Por isso, no que tange às questões contratuais, não se pode olvidar o protecionismo que, superadas as demais alternativas para interpretação, tem de ser levado em conta para o deslinde do caso concreto.

Assim, vige o princípio da interpretatio contra stipulatorem. Com base nele, nos contratos de adesão, havendo cláusulas ambíguas, vagas ou contraditórias, a interpretação faz-se contra o estipulante. Contudo, na lei consumerista, esse princípio veio estampado de maneira mais ampla no art. 47, que estabeleceu que "as cláusulas contratuais serão interpretadas de maneira mais favorável ao consumidor". Isto é, toda e qualquer cláusula, ambígua ou não, tem que ser interpretada de modo mais favorável ao consumidor.

Por fim, lembro que o princípio da boa-fé objetiva acabou formando um "chapéu" em torno dos direitos subjetivos das partes, de modo que nenhuma forma de abuso do exercício do direito pode ser tolerada. Isto é, a boa-fé limita o exercício do direito subjetivo para evitar qualquer tipo de abuso, o mínimo que seja. E, neste caso, o princípio aplica-se tanto ao fornecedor como ao consumidor.

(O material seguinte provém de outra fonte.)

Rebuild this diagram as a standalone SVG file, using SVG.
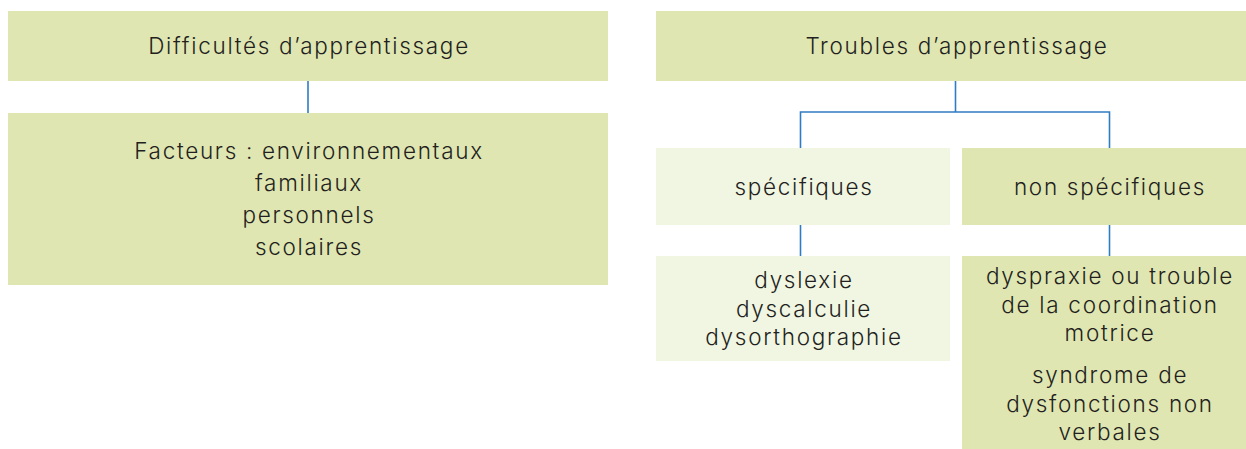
<svg xmlns="http://www.w3.org/2000/svg" width="1246" height="449" viewBox="0 0 1246 449">
<style>
.dark{fill:#dfe6b2}
.light{fill:#f1f6e2}
text{font-family:Inter,"Noto Sans","Liberation Sans",sans-serif;font-size:22.5px;font-weight:300;letter-spacing:1.7px;fill:#231f20;text-anchor:middle}
.conn{stroke:#2f7cc2;stroke-width:1.6;fill:none}
</style>
<rect width="1246" height="449" fill="#ffffff"/>
<g id="connectors">
<line class="conn" x1="308" y1="81" x2="308" y2="113"/>
<path class="conn" d="M955.5 81V112M800.5 148V112H1109.5V148"/>
<line class="conn" x1="800.5" y1="225" x2="800.5" y2="256"/>
<line class="conn" x1="1109.5" y1="225" x2="1109.5" y2="256"/>
</g>
<g id="n-difficultes">
<rect class="dark" x="8" y="11" width="600" height="70"/>
<text x="309" y="54">Difficultés d’apprentissage</text>
</g>
<g id="n-facteurs">
<rect class="dark" x="8" y="113" width="600" height="172"/>
<text x="309" y="159">Facteurs : environnementaux</text>
<text x="309" y="191">familiaux</text>
<text x="309" y="223">personnels</text>
<text x="309" y="255">scolaires</text>
</g>
<g id="n-troubles">
<rect class="dark" x="656" y="11" width="600" height="70"/>
<text x="957" y="54">Troubles d’apprentissage</text>
</g>
<g id="n-specifiques">
<rect class="light" x="656" y="148" width="294" height="77"/>
<text x="804" y="195">spécifiques</text>
</g>
<g id="n-nonspecifiques">
<rect class="dark" x="962" y="148" width="294" height="77"/>
<text x="1110" y="195">non spécifiques</text>
</g>
<g id="n-dys">
<rect class="light" x="656" y="256" width="294" height="105"/>
<text x="804" y="288">dyslexie</text>
<text x="804" y="317">dyscalculie</text>
<text x="804" y="345">dysorthographie</text>
</g>
<g id="n-dyspraxie">
<rect class="dark" x="962" y="256" width="294" height="193"/>
<text x="1110" y="284">dyspraxie ou trouble</text>
<text x="1110" y="313">de la coordination</text>
<text x="1110" y="341">motrice</text>
<text x="1110" y="383">syndrome de</text>
<text x="1110" y="412">dysfonctions non</text>
<text x="1110" y="440">verbales</text>
</g>
</svg>
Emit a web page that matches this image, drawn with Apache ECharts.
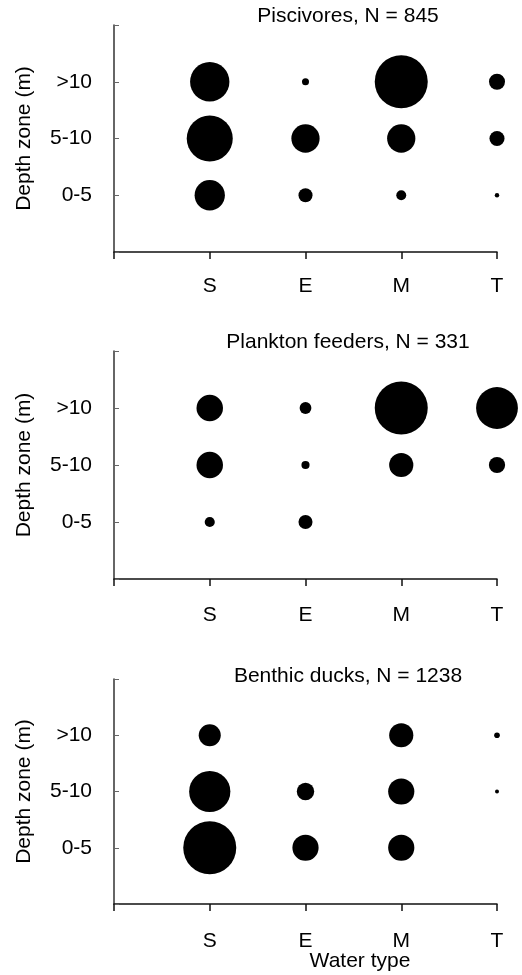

Como subproduto do princípio da boa-fé está o dever de cooperação e o dever de cuidado, que examino na sequência.

O verbo "cooperar" tem o sentido de operar simultaneamente, trabalhar em comum, colaborar. Em termos contratuais, então, o dever de cooperação nada mais é do que sempre colaborar para que o contrato atinja o fim para o qual foi firmado.

Será contrária ao dever de cooperação a ação do contraente que inviabilize a atuação da outra parte quando esta tentar cumprir sua obrigação. Por exemplo, a ação do fornecedor impondo certas dificuldades para que o consumidor efetue o pagamento: limitação de horas, especificação de locais especiais etc.

O dever de cuidado, por sua vez, diz respeito ao resguardo da segurança dos contraentes. Em poucas palavras, pode ser traduzido no dever de um contraente para com o patrimônio e a integridade física ou moral do outro contraente. É a obrigação de segurança que a parte deverá ter para não causar danos morais ou materiais à outra.